At the time of writing this conclusion, my presentation has already come and went. My talk went well, without a hitch. In fact, many people composed emails thanking me for the talk. Turns out that my assumptions and frustrations were in fact illusions. I wasted a lot of time with worries and fears for nothing. Like a five-year old who imagines a monster beneath his bed, I created my own imaginary beast. Lesson learned.

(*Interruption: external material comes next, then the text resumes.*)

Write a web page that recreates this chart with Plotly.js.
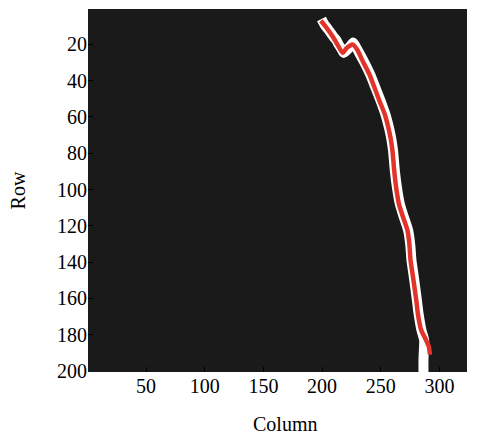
<!DOCTYPE html>
<html>
<head>
<meta charset="utf-8">
<script src="https://cdn.plot.ly/plotly-3.0.1.min.js"></script>
<style>
  html, body { margin: 0; padding: 0; background: #ffffff; }
  #chart { width: 480px; height: 434px; }
</style>
</head>
<body>
<div id="chart"></div>
<script>
// Image size in pixels (columns x rows)
const imageCols = 323;
const imageRows = 200;

// Segmented region (white mask): centre line, row and column
const maskRow = [6, 9, 12, 15.6, 18, 20, 22.5, 24.7, 23, 21, 19, 21, 24, 29.3, 36.6, 43.9, 51.3, 58.6, 65.9, 72, 78.7, 89.7, 100.6, 108, 114.4, 122.6, 130.8, 139.1, 147.3, 155, 162, 168.3, 177.5, 183, 188, 194, 201];
const maskCol = [199.5, 202, 205.5, 209.5, 212.5, 214, 216.5, 218.5, 221.5, 224, 226.5, 228.5, 231, 235.5, 241, 245.5, 250, 254, 257, 259, 260.5, 262, 264.2, 266.3, 269.3, 273.4, 275.2, 276.2, 278, 279.6, 281, 282.2, 284.7, 287, 286.8, 286.4, 286.4];

// Traced path through the region, row and column
const pathRow = [7, 11, 15.6, 20, 24.7, 22, 20, 23, 29.3, 36.6, 43.9, 51.3, 58.6, 65.9, 72, 78.7, 89.7, 100.6, 108, 114.4, 122.6, 130.8, 139.1, 147.3, 155, 162, 168.3, 177.5, 183, 186.7, 191];
const pathCol = [199, 204, 209, 213, 217.5, 221, 226, 230, 234.7, 240.4, 244.7, 249, 253.5, 256.5, 258.5, 260, 261.5, 263.5, 265.5, 268.6, 272.8, 274.5, 275.4, 277.3, 279, 280.5, 281.6, 284.5, 288.7, 291, 292];

// Axis tick values
const xTicks = [50, 100, 150, 200, 250, 300];
const yTicks = [20, 40, 60, 80, 100, 120, 140, 160, 180, 200];

const traces = [
  {
    type: 'scatter', mode: 'lines',
    x: maskCol, y: maskRow,
    line: { color: '#ffffff', width: 10, shape: 'spline', smoothing: 0.5 },
    hoverinfo: 'skip', showlegend: false
  },
  {
    type: 'scatter', mode: 'lines',
    x: pathCol, y: pathRow,
    line: { color: '#e3342b', width: 4.5, shape: 'spline', smoothing: 0.5 },
    showlegend: false
  }
];

const font = { family: 'Liberation Serif', size: 20, color: '#000000' };

const layout = {
  width: 480, height: 434,
  margin: { l: 88, r: 13, t: 9, b: 62 },
  paper_bgcolor: '#ffffff',
  plot_bgcolor: '#1a1a1a',
  font: font,
  showlegend: false,
  xaxis: {
    range: [0.5, imageCols + 0.5],
    tickvals: xTicks,
    ticks: 'inside', ticklen: 5, tickcolor: '#000000',
    showgrid: false, zeroline: false, showline: false,
    tickfont: font
  },
  yaxis: {
    range: [imageRows + 0.5, 0.5],
    tickvals: yTicks,
    ticks: 'inside', ticklen: 5, tickcolor: '#000000',
    showgrid: false, zeroline: false, showline: false,
    tickfont: font,
    title: { text: 'Row', font: font, standoff: 26 }
  },
  annotations: [
    {
      text: 'Column', font: font, showarrow: false,
      xref: 'paper', yref: 'paper',
      x: 0.521, y: -0.143, xanchor: 'center', yanchor: 'middle'
    }
  ]
};

Plotly.newPlot('chart', traces, layout, { displayModeBar: false, staticPlot: true });
</script>
</body>
</html>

I’ll close with this final point. We need to take responsibility for how we respond to situations. While it’s easy to point to the external and cast blame, that’s not where problems reside. Problems take place in our mind when we fail to respond appropriately, while situations occur externally in everyday experience. You are responsible for how you respond to those external situations. You are responsible for your response to the insomnia you experience due to a constant talking mind. You are responsible for your response to the frustrations regarding the person you’re with, the city you live in, and the money in your account. We have ultimate freedom in life to respond to life situations with either constructive or positive action, or, you simply realize there is nothing you can do, and simply let it go.

With each situation that presents itself to you, you ought to ask yourself, “Is it worth believing in illusions that result in my pain and anxiety?” I hope you know it’s not worth it.